THE WORLD OF SAINT FRANCIS OF ASSISI
A CLIMATE OF WAR
Saint Francis of Assisi (1181-1226) was born into a culture of continual war. When Francis was six years old, Christian armies were defeated in the Holy Land by the Muslim armies of Saladin; the city of Jerusalem was lost. When he was eight, kings of France, England, and the Holy Roman Empire brought armies to the Holy Land, only to fail to recapture Jerusalem. By the time Francis was twenty-one, in 1202, Pope Innocent III had launched the Fourth Crusade, which never reached the Holy Land. The crusading armies were taken by a fleet from Venice to attack and ultimately sack Constantinople, the center of Eastern Christianity. The crusading knights set up a Western dynasty in Constantinople, which was eventually defeated and thrown out in 1261. As much as any event in the history of Christianity, this has been a lingering source of resentment and disunion between Western and Eastern Christianity.

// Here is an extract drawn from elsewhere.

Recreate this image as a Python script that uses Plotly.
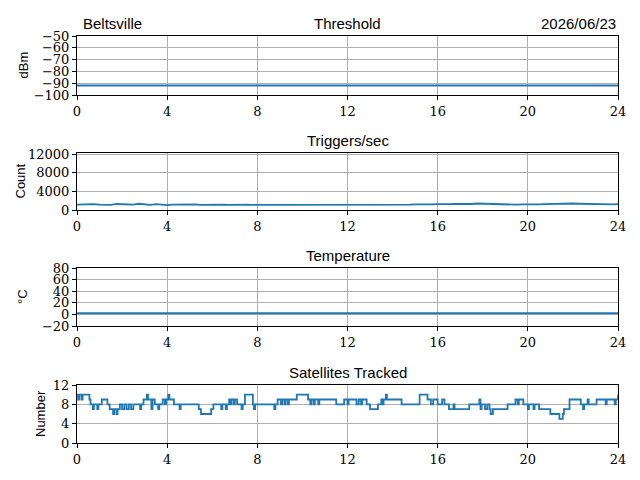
import numpy as np
import plotly.graph_objects as go

# hours of day
hours_thr = [0, 4, 8, 12, 16, 20, 24]
threshold = [-92, -92, -92, -92, -92, -92, -92]

triggers = [1150, 1200, 1100, 1250, 1150, 1050, 1100, 1300, 1200, 1250, 1150, 1350,
            1200, 1100, 1250, 1150, 1050, 1150, 1200, 1100, 1150, 1200, 1100, 1150,
            1100, 1200, 1150, 1100, 1150, 1050, 1150, 1100, 1100, 1150, 1050, 1100,
            1150, 1100, 1100, 1050, 1150, 1100, 1050, 1100, 1150, 1050, 1100, 1100,
            1050, 1100, 1050, 1150, 1100, 1050, 1100, 1050, 1000, 1050, 1100, 1150,
            1200, 1150, 1250, 1200, 1250, 1200, 1250, 1300, 1250, 1350, 1300, 1400,
            1350, 1300, 1250, 1300, 1200, 1250, 1150, 1200, 1150, 1100, 1200, 1250,
            1300, 1250, 1350, 1300, 1400, 1350, 1300, 1350, 1250, 1300, 1250, 1200,
            1250]

hours_temp = [0, 4, 8, 12, 16, 20, 24]
temperature = [2, 2, 2, 2, 2, 2, 2]

sat_hours = [0.0, 0.05, 0.1, 0.2, 0.25, 0.55, 0.6, 0.7, 0.75, 0.9, 0.95, 1.1, 1.35, 1.45,
             1.6, 1.65, 1.75, 1.8, 1.9, 2.0, 2.1, 2.2, 2.3, 2.4, 2.5, 2.8, 2.85, 2.95,
             3.1, 3.15, 3.3, 3.35, 3.45, 3.6, 3.65, 3.8, 3.9, 3.95, 4.05, 4.1, 4.3,
             4.55, 4.6, 5.4, 5.5, 5.95, 6.05, 6.4, 6.45, 6.6, 6.65, 6.75, 6.8, 6.85,
             6.95, 7.0, 7.1, 7.3, 7.35, 7.45, 7.8, 7.85, 7.9, 8.75, 8.8, 8.9, 9.05,
             9.1, 9.2, 9.25, 9.35, 9.4, 9.75, 10.25, 10.35, 10.4, 10.5, 10.55, 10.7,
             10.75, 11.5, 11.85, 12.0, 12.05, 12.4, 12.5, 12.6, 12.65, 12.85, 13.0,
             13.35, 13.5, 13.55, 13.6, 13.7, 13.75, 14.4, 15.2, 15.55, 15.7, 15.8,
             16.0, 16.2, 16.3, 16.5, 16.7, 16.75, 17.4, 17.85, 17.9, 17.95, 18.1,
             18.2, 18.3, 18.35, 18.45, 19.1, 19.45, 19.55, 19.6, 19.8, 20.0, 20.05,
             20.25, 20.3, 20.5, 21.0, 21.4, 21.55, 21.6, 21.85, 22.35, 22.45, 22.5,
             22.65, 22.7, 23.05, 23.45, 23.5, 23.85, 23.9, 24.0]
satellites = [10, 9, 10, 9, 10, 9, 8, 7, 8, 7, 8, 9, 8, 7,
              6, 7, 6, 7, 8, 7, 8, 7, 8, 7, 8, 7, 8, 9,
              10, 9, 7, 9, 8, 7, 8, 9, 8, 9, 10, 9, 8,
              7, 8, 7, 6, 7, 8, 7, 8, 7, 8, 9, 8, 9,
              8, 9, 8, 7, 8, 10, 8, 7, 8, 7, 8, 9, 8,
              9, 8, 9, 8, 9, 10, 9, 8, 9, 8, 9, 8,
              9, 8, 9, 8, 9, 8, 9, 8, 9, 8, 7,
              8, 9, 8, 9, 10, 9, 8, 10, 9, 8, 9,
              8, 9, 8, 7, 8, 7, 8, 9, 7, 8, 7,
              8, 7, 6, 7, 8, 9, 8, 9, 8, 7, 8,
              7, 8, 7, 6, 5, 6, 7, 9, 8, 7, 8,
              9, 8, 9, 8, 9, 8, 9, 10]

x_ticks = [0, 4, 8, 12, 16, 20, 24]

blue = "#1f77b4"
tick_font = dict(family="DejaVu Serif", size=13, color="black")
title_font = dict(family="Liberation Sans", size=15, color="black")

# page has an 8px body margin, so place things relative to that
OFF = 8
W, H = 640, 480


def px_x(x):
    return (x - OFF) / W


def px_y(y):
    return 1 - (y - OFF) / H


# panel pixel extents in the picture, top to bottom
panel_px = [(36, 95), (153, 210), (268, 326), (385, 443)]
domains = [(px_y(b), px_y(t)) for t, b in panel_px]
xdom = [px_x(77), px_x(618)]

fig = go.Figure()

fig.add_trace(go.Scatter(x=hours_thr, y=threshold, mode="lines",
                         line=dict(color=blue, width=2), xaxis="x", yaxis="y"))
fig.add_trace(go.Scatter(x=np.linspace(0, 24, len(triggers)), y=triggers, mode="lines",
                         line=dict(color=blue, width=1.8), xaxis="x2", yaxis="y2"))
fig.add_trace(go.Scatter(x=hours_temp, y=temperature, mode="lines",
                         line=dict(color=blue, width=2), xaxis="x3", yaxis="y3"))
fig.add_trace(go.Scatter(x=sat_hours, y=satellites, mode="lines", line_shape="hv",
                         line=dict(color=blue, width=1.8), xaxis="x4", yaxis="y4"))

y_cfg = [
    dict(range=[-100, -50], tickvals=[-100, -90, -80, -70, -60, -50],
         ticktext=["\u2212100", "\u221290", "\u221280", "\u221270", "\u221260", "\u221250"]),
    dict(range=[0, 12300], tickvals=[0, 4000, 8000, 12000],
         ticktext=["0", "4000", "8000", "12000"]),
    dict(range=[-20, 80], tickvals=[-20, 0, 20, 40, 60, 80],
         ticktext=["\u221220", "0", "20", "40", "60", "80"]),
    dict(range=[0, 12], tickvals=[0, 4, 8, 12], ticktext=["0", "4", "8", "12"]),
]

layout = dict(width=W, height=H, margin=dict(l=0, r=0, t=0, b=0, pad=0, autoexpand=False),
              paper_bgcolor="white", plot_bgcolor="white", showlegend=False)

for i in range(4):
    sfx = "" if i == 0 else str(i + 1)
    layout["xaxis" + sfx] = dict(
        domain=xdom, anchor="y" + sfx, range=[0, 24], tickvals=x_ticks,
        ticks="outside", ticklen=4, tickcolor="black", tickfont=tick_font,
        showline=True, linecolor="black", linewidth=1, mirror=True, automargin=False,
        showgrid=True, gridcolor="#b0b0b0", gridwidth=1, zeroline=False)
    layout["yaxis" + sfx] = dict(
        domain=list(domains[i]), anchor="x" + sfx, **y_cfg[i],
        ticks="outside", ticklen=4, tickcolor="black", tickfont=tick_font,
        showline=True, linecolor="black", linewidth=1, mirror=True, automargin=False,
        showgrid=True, gridcolor="#b0b0b0", gridwidth=1, zeroline=False)

fig.update_layout(**layout)

# titles
titles = ["Threshold", "Triggers/sec", "Temperature", "Satellites Tracked"]
for i, t in enumerate(titles):
    fig.add_annotation(text=t, x=(xdom[0] + xdom[1]) / 2, y=domains[i][1],
                       xref="paper", yref="paper", xanchor="center", yanchor="bottom",
                       yshift=2, showarrow=False, font=title_font)
fig.add_annotation(text="Beltsville", x=xdom[0], y=domains[0][1], xref="paper",
                   yref="paper", xanchor="left", yanchor="bottom", xshift=4, yshift=2,
                   showarrow=False, font=title_font)
fig.add_annotation(text="2026/06/23", x=xdom[1], y=domains[0][1], xref="paper",
                   yref="paper", xanchor="right", yanchor="bottom", yshift=2,
                   showarrow=False, font=title_font)

# y-axis labels
ylabels = ["dBm", "Count", "\u00b0C", "Number"]
ylab_px = [23, 20, 22, 40]
for i, t in enumerate(ylabels):
    fig.add_annotation(text=t, x=px_x(ylab_px[i]), y=(domains[i][0] + domains[i][1]) / 2,
                       xref="paper", yref="paper", xanchor="center", yanchor="middle",
                       textangle=-90, showarrow=False,
                       font=dict(family="Liberation Sans", size=13, color="black"))

fig.write_html("out.html")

During this period Pope Innocent III also initiated the Albigensian or Cathar Crusade against cities in southern France. From 1209 to 1229, Cathar cities were put under siege and eventually sacked. This was an extremely ferocious campaign; the Albigensian crusaders showed no mercy to the conquered as they massacred the defeated people in the name of God.

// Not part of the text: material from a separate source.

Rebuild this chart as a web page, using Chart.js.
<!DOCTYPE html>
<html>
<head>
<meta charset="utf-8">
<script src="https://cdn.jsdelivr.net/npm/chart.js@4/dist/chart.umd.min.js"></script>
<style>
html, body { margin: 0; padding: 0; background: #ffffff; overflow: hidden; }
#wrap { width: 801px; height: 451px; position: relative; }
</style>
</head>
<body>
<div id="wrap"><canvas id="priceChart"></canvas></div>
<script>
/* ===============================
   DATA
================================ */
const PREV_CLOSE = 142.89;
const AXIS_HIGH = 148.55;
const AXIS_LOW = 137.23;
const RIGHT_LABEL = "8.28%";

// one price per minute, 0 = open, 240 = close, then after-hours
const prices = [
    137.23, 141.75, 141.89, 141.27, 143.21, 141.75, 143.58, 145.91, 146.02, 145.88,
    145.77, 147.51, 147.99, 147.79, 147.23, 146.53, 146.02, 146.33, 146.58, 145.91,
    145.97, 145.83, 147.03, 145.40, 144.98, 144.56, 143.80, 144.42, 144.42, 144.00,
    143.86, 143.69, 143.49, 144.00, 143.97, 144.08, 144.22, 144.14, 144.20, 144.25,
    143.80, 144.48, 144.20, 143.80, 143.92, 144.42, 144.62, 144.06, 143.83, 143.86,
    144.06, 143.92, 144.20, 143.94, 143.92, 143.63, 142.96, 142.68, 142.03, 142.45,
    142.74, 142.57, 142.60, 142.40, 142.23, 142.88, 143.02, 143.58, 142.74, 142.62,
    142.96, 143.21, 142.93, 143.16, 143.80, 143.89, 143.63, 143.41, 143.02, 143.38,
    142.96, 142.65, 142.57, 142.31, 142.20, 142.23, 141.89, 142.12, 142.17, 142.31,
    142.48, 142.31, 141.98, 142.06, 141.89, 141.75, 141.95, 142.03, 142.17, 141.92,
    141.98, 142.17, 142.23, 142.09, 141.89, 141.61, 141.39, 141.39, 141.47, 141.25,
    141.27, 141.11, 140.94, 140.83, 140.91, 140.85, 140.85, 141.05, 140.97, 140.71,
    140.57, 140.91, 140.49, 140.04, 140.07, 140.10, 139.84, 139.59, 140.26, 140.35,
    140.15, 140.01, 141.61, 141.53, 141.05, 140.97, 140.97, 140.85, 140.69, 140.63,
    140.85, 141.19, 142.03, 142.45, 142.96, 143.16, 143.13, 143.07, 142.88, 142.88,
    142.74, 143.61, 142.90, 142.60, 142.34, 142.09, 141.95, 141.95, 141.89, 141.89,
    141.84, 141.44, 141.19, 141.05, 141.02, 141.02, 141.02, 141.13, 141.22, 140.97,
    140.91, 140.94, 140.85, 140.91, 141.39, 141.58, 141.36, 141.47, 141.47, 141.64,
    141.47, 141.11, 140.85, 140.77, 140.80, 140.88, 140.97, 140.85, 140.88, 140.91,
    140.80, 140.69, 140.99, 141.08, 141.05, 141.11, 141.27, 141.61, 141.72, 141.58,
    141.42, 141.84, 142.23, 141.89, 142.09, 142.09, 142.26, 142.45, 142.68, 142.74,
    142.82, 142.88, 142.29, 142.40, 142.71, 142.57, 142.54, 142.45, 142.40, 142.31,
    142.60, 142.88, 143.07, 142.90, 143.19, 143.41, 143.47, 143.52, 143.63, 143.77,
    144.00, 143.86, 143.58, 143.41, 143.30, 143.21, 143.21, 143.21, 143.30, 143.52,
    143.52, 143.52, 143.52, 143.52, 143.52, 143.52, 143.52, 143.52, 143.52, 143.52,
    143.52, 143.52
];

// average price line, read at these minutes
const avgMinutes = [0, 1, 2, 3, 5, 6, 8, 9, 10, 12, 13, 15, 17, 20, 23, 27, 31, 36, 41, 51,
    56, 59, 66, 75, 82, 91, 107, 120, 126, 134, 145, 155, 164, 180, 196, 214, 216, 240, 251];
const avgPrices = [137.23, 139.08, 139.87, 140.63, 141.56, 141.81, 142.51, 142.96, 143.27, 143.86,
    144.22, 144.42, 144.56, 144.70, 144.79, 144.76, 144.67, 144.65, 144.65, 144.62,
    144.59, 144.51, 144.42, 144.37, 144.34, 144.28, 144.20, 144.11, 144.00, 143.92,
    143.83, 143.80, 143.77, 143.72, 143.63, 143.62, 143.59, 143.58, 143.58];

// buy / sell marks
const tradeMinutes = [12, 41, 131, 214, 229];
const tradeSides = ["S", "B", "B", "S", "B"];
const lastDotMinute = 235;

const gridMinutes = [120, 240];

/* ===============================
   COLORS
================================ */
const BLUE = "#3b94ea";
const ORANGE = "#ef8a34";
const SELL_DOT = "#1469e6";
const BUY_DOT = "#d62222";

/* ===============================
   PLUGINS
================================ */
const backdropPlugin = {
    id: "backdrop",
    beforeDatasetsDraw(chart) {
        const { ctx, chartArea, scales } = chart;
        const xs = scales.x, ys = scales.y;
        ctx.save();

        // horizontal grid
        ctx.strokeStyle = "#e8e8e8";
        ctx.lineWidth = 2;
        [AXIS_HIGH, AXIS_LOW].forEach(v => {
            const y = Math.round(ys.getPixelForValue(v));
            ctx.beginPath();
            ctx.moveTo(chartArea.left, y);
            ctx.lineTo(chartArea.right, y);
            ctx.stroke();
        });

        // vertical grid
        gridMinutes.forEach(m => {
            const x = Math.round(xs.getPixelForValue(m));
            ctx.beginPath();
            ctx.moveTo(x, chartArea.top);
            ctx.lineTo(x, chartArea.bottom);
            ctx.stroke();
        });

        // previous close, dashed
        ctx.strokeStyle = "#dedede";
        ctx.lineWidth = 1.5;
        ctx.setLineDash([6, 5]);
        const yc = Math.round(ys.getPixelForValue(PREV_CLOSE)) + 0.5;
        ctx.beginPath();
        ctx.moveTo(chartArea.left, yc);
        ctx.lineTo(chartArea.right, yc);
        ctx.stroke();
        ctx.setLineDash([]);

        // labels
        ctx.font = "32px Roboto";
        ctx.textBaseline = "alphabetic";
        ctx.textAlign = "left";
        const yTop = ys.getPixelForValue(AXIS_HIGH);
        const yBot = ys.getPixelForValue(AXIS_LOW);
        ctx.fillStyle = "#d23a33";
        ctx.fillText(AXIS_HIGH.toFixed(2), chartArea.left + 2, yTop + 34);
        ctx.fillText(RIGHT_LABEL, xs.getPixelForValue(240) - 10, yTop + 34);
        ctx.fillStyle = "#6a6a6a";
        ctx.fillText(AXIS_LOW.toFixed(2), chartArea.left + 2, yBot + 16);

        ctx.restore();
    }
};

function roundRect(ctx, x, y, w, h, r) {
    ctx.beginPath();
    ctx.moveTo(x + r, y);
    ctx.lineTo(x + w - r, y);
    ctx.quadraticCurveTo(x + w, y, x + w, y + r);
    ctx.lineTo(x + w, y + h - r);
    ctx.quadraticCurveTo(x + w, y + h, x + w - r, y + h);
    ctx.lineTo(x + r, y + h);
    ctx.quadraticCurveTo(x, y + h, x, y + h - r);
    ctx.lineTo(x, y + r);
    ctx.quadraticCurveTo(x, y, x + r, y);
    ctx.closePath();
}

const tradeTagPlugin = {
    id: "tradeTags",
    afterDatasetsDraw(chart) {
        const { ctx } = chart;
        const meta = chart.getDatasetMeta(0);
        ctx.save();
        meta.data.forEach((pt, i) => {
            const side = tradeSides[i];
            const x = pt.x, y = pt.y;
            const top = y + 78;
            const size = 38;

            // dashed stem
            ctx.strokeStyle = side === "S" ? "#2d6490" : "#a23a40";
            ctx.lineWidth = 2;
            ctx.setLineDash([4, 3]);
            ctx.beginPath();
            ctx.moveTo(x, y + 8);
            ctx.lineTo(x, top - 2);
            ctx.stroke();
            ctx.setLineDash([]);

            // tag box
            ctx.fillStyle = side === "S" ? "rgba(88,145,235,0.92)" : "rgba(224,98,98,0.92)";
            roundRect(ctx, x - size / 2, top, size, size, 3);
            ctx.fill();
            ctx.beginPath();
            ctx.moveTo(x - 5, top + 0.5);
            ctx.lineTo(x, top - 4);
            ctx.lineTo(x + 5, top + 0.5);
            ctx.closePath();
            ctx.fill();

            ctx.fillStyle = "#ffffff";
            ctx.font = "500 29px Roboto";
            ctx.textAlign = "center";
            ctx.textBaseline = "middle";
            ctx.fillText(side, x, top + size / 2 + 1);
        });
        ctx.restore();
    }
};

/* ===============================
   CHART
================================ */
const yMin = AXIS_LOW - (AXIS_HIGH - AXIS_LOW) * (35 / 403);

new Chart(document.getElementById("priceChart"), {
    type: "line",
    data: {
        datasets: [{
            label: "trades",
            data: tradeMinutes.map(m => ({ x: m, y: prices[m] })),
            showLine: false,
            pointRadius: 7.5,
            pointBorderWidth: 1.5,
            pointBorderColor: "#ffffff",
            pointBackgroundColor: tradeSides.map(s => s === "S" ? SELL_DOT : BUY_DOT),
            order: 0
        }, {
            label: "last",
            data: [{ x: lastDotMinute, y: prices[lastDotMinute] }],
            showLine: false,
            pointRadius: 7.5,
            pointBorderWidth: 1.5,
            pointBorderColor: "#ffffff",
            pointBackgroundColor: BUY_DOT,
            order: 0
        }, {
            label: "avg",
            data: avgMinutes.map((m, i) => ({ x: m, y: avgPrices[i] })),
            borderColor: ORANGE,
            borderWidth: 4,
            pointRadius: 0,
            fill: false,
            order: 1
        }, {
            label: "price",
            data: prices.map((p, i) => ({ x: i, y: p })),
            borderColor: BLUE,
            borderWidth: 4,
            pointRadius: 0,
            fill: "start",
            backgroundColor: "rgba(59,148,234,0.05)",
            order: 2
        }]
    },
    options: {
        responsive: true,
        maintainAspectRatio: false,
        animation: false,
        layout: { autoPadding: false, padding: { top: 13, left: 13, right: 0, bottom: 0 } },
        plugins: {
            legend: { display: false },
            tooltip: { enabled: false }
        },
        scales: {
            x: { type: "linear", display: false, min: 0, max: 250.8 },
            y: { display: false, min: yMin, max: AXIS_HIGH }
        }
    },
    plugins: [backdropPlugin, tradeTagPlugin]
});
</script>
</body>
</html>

Closer to where Francis was raised, in Assisi, Italy, social, economic, and political differences led to constant skirmishing among the small armies of competing cities and the local aristocracy. The growth of the cities saw the financial and social advancement of the merchant class, men like Francis' father, Peter Bernardone, ambitious to control their own affairs and expand their influence. As the cities worked to expand their authority over the neighboring countryside, they came into conflict with the feudal aristocracy, who wanted to hold on to their land. The growing cities of Italy were also constantly at war with one another. In 1201, when Francis was twenty, he got involved in one of the perpetual skirmishes between the cities of Assisi and Perugia. He proudly marched out clad in knightly armor on a new horse, only to be captured when the superior army of Perugia defeated the army from Assisi.
What we see, then, is a society that had chosen to forget the meaning of peace as they devoted their energies to the habit of war. 1
Since Italy was the principal shipping point for the French and English armies headed for the Holy Land, port cities like Venice were perfectly poised to take advantage: They earned obscene profits from the goods and transport services sold to the crusaders, and then they used the crusaders to help them destroy their Byzantine competition in the eastern Mediterranean. Thus the Italian cities gained even greater control over the trade routes, adding to their riches.

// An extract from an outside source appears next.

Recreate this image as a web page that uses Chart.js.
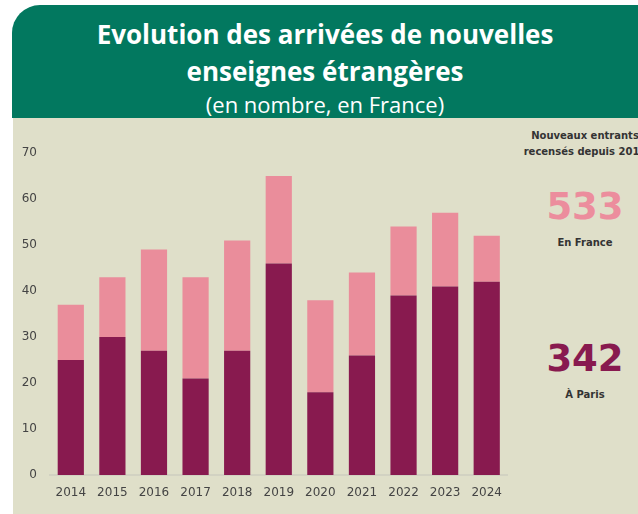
<!DOCTYPE html>
<html lang="fr">
<head>
<meta charset="utf-8">
<script src="https://cdn.jsdelivr.net/npm/chart.js@4"></script>
<style>
  html, body { margin: 0; padding: 0; background: #ffffff; }
  body { width: 638px; height: 514px; position: relative; overflow: hidden; }
  #header {
    position: absolute; left: 12px; top: 5px; width: 626px; height: 113px;
    background: #02785f; border-top-left-radius: 28px; color: #fff;
    text-align: center; font-family: "Open Sans", sans-serif;
  }
  #header .t { position: absolute; left: 0; width: 100%; font-weight: bold; font-size: 26px; line-height: 30px; }
  #header .s { position: absolute; left: 0; width: 100%; font-size: 22px; line-height: 24px; }
  #panel {
    position: absolute; left: 13px; top: 118px; width: 625px; height: 396px;
    background: #dfdfc9;
  }
  #wrap { position: absolute; left: 0; top: 0; width: 500px; height: 396px; }
  .side { position: absolute; left: 500px; width: 144px; text-align: center;
          font-family: "DejaVu Sans", sans-serif; font-weight: bold; white-space: nowrap; }
  .small { font-size: 10px; color: #333; }
  .big { font-size: 37px; }
</style>
</head>
<body>
<div id="header">
  <div class="t" style="top:14px">Evolution des arrivées de nouvelles</div>
  <div class="t" style="top:51px">enseignes étrangères</div>
  <div class="s" style="top:87px">(en nombre, en France)</div>
</div>
<div id="panel">
  <div id="wrap"><canvas id="bars"></canvas></div>
  <div class="side small" style="top:12px">Nouveaux entrants</div>
  <div class="side small" style="top:28px">recensés depuis 2014</div>
  <div class="side big" style="top:67px; color:#ec8d9d">533</div>
  <div class="side small" style="top:119px">En France</div>
  <div class="side big" style="top:219px; color:#881a4f">342</div>
  <div class="side small" style="top:271px">À Paris</div>
</div>
<script>
const years = ['2014', '2015', '2016', '2017', '2018', '2019', '2020', '2021', '2022', '2023', '2024'];
const parisValues = [25, 30, 27, 21, 27, 46, 18, 26, 39, 41, 42];
const restOfFranceValues = [12, 13, 22, 22, 24, 19, 20, 18, 15, 16, 10];
const yTicks = [0, 10, 20, 30, 40, 50, 60, 70];

const ctx = document.getElementById('bars').getContext('2d');
new Chart(ctx, {
    type: 'bar',
    data: {
        labels: years,
        datasets: [
            {
                label: 'À Paris',
                data: parisValues,
                backgroundColor: '#881a4f',
                barPercentage: 0.63,
                categoryPercentage: 1
            },
            {
                label: 'Reste de la France',
                data: restOfFranceValues,
                backgroundColor: '#ea8d9b',
                barPercentage: 0.63,
                categoryPercentage: 1
            }
        ]
    },
    options: {
        responsive: true,
        maintainAspectRatio: false,
        animation: false,
        layout: { padding: { top: 35, right: 0, left: 0, bottom: 0 } },
        plugins: {
            legend: { display: false },
            tooltip: { enabled: false }
        },
        scales: {
            x: {
                stacked: true,
                grid: { display: false, drawTicks: false },
                border: { display: true, color: '#d2d2c2', width: 2 },
                ticks: {
                    padding: 11,
                    color: '#444',
                    font: { family: 'DejaVu Sans', size: 12 }
                },
                afterFit: function (scale) { scale.height = 39; }
            },
            y: {
                stacked: true,
                min: 0,
                max: 70,
                grid: { display: false, drawTicks: false },
                border: { display: false },
                afterBuildTicks: function (scale) {
                    scale.ticks = yTicks.map(v => ({ value: v }));
                },
                ticks: {
                    padding: 13,
                    color: '#444',
                    font: { family: 'DejaVu Sans', size: 12 }
                },
                afterFit: function (scale) { scale.width = 37; }
            }
        }
    }
});
</script>
</body>
</html>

The financial gains of the merchant class led to social ambition. With their success in trading raw materials for finished goods, the merchants had more ready cash to spend and to loan out at high rates. The feudal economy that the merchants sought to replace was primarily a local economy based on the land and artisans to provide for the needs of the aristocracy. The growth of a cash economy caused social tensions as the merchants wanted see their money grow. This was the first time in human history that the accumulation of money was seen as a value all its own. Up to this time, money was tied to the land and dependent on good weather conditions to support the yearly agricultural harvest. The aristocracy and the Church were usually short of ready cash. With the growth of wealth came political ambition. While they fought the aristocrats, the wealthy merchant commoners wanted to move up in their status and become members of the aristocracy themselves.